Кара, постигшая кн. А. М. Шуйского, была самой жестокой. С его сообщниками обошлись гораздо мягче. Царственная книга сообщает о ссылке кн. Ф. И. Шуйского, кн. Ю. И. Темкина-Ростовского и Фомы Головина[1079], однако под «ссылкой» вовсе не обязательно понимать заточение. В частности, князь Федор Иванович Шуйский в январе 1544 г. упоминается на службе в Костроме, причем с боярским чином[1080]. Остается неясным, когда именно он получил это думское звание: еще до сентябрьских событий 1543 г. или в короткий период торжества Шуйских между сентябрем и концом декабря указанного года. Более вероятным представляется второй вариант.

Интересно, что там же, в Костроме, находился в то время и боярин Ф. С. Воронцов[1081]. Очевидно, январский разряд 1544 г. запечатлел переходный момент, когда недавний фаворит еще не был возвращен ко двору, а один из его обидчиков уже отправился на службу в Кострому, приравненную к месту ссылки.

За недостатком данных невозможно сказать, какого рода опала была наложена на кн. Юрия Ивановича Темкина-Ростовского и Ивана (Фому) Петровича Головина, но во всяком случае оба надолго исчезают из источников и снова появляются почти одновременно спустя почти шесть лет: кн. Ю. И. Темкин — в качестве воеводы в апрельской разрядной росписи 1549 г.[1082], а И. П. Головин — уже в чине казначея в грамоте от 4 июня того же года[1083].

А. А. Зимин предполагал, что по «делу» кн. А. М. Шуйского попал в опалу также кн. Иван Иванович Турунтай-Пронский; при этом ученый ссылался на указную грамоту приказчику Васюку Чижову, который отписывал на царя вотчину Пронского — село Кулибакино[1084]. Однако упомянутая грамота датируется 1 января не 1546 г. (как указано Зиминым), а 1548 г.[1085], и поэтому, очевидно, имеется в виду опала, постигшая князя Ивана Ивановича Турунтая в связи с его неудачной попыткой побега в Литву (вместе с кн. М. В. Глинским) в ноябре 1547 г.[1086]

Об опале же кн.

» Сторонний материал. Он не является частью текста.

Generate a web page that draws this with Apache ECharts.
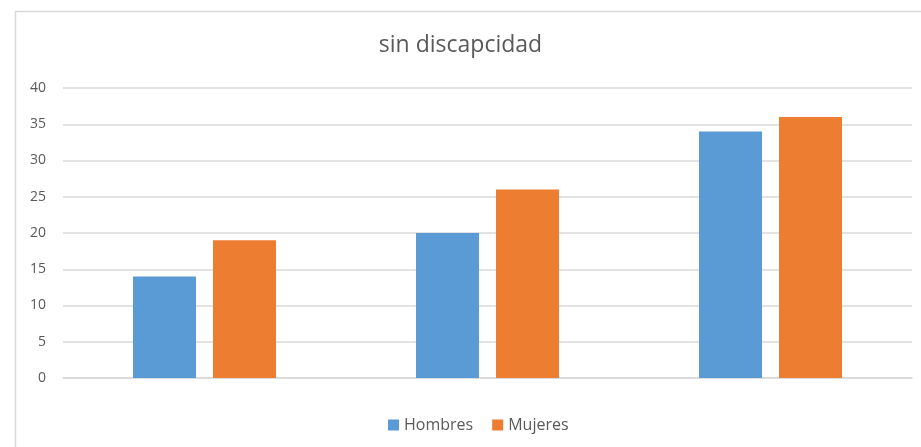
<!DOCTYPE html>
<html>
<head>
<meta charset="utf-8">
<script src="https://cdn.jsdelivr.net/npm/echarts@6/dist/echarts.min.js"></script>
<style>
  html, body { margin: 0; padding: 0; background: #fff; }
  #chart { width: 921px; height: 447px; }
</style>
</head>
<body>
<div id="chart"></div>
<script>
let categories = ['A', 'B', 'C'];
let hombres = [14, 20, 34];
let mujeres = [19, 26, 36];
let seriesNames = ['Hombres', 'Mujeres'];

let chart = echarts.init(document.getElementById('chart'));
let font = 'Open Sans, Noto Sans, sans-serif';

let option = {
  animation: false,
  textStyle: { fontFamily: font },
  graphic: [{
    type: 'rect',
    left: 13,
    top: 9,
    shape: { width: 940, height: 460 },
    style: { fill: 'none', stroke: '#D9D9D9', lineWidth: 1.5 },
    silent: true
  }],
  title: {
    text: 'sin discapcidad',
    left: 'center',
    top: 29,
    textStyle: { fontSize: 23, fontWeight: 'normal', color: '#595959', fontFamily: font }
  },
  legend: {
    data: seriesNames,
    top: 412,
    left: 383,
    itemWidth: 11,
    itemHeight: 11,
    itemGap: 19,
    icon: 'rect',
    textStyle: { fontSize: 16, color: '#595959', fontFamily: font }
  },
  grid: { left: 63, right: 9, top: 88, bottom: 69 },
  xAxis: {
    type: 'category',
    data: categories,
    axisLine: { lineStyle: { color: '#D9D9D9', width: 1.5 } },
    axisTick: { show: false },
    axisLabel: { show: false }
  },
  yAxis: {
    type: 'value',
    min: 0,
    max: 40,
    interval: 5,
    axisLine: { show: false },
    axisTick: { show: false },
    axisLabel: { fontSize: 14, color: '#595959', margin: 17, fontFamily: font },
    splitLine: { lineStyle: { color: '#D9D9D9', width: 1.5 } }
  },
  series: [
    {
      name: seriesNames[0],
      type: 'bar',
      data: hombres,
      barWidth: 63,
      barGap: '27%',
      itemStyle: { color: '#5B9BD5' }
    },
    {
      name: seriesNames[1],
      type: 'bar',
      data: mujeres,
      barWidth: 63,
      barGap: '27%',
      itemStyle: { color: '#ED7D31' }
    }
  ]
};

chart.setOption(option);
</script>
</body>
</html>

И. И. Турунтая-Пронского в конце декабря 1543 г. не только нет никаких упоминаний в источниках, но даже предположению об этом противоречит тот факт, что в июле 1544 г. он возглавлял передовой полк стоявшей в Коломне рати[1087]. В той же разрядной росписи упомянут и другой гипотетический участник (если верить Царственной книге) сентябрьских волнений 1543 г. — кн. Иван Васильевич Шемяка Пронский[1088], также не понесший, очевидно, никакого наказания.

* * *

Возвращаясь к оценке событий 29 декабря 1543 г., следует сказать, что боярское «самовольство», разумеется, вовсе не кончилось в этот день, как пытаются уверить нас официальные московские летописцы. Однако характер придворной борьбы отныне существенно изменился: если раньше соперничавшие между собой лидеры боярских фуппировок сводили друг с другом счеты напрямую, игнорируя малолетнего великого князя, то теперь они стремились завоевать расположение юного государя и с его помощью расправиться со своими противниками.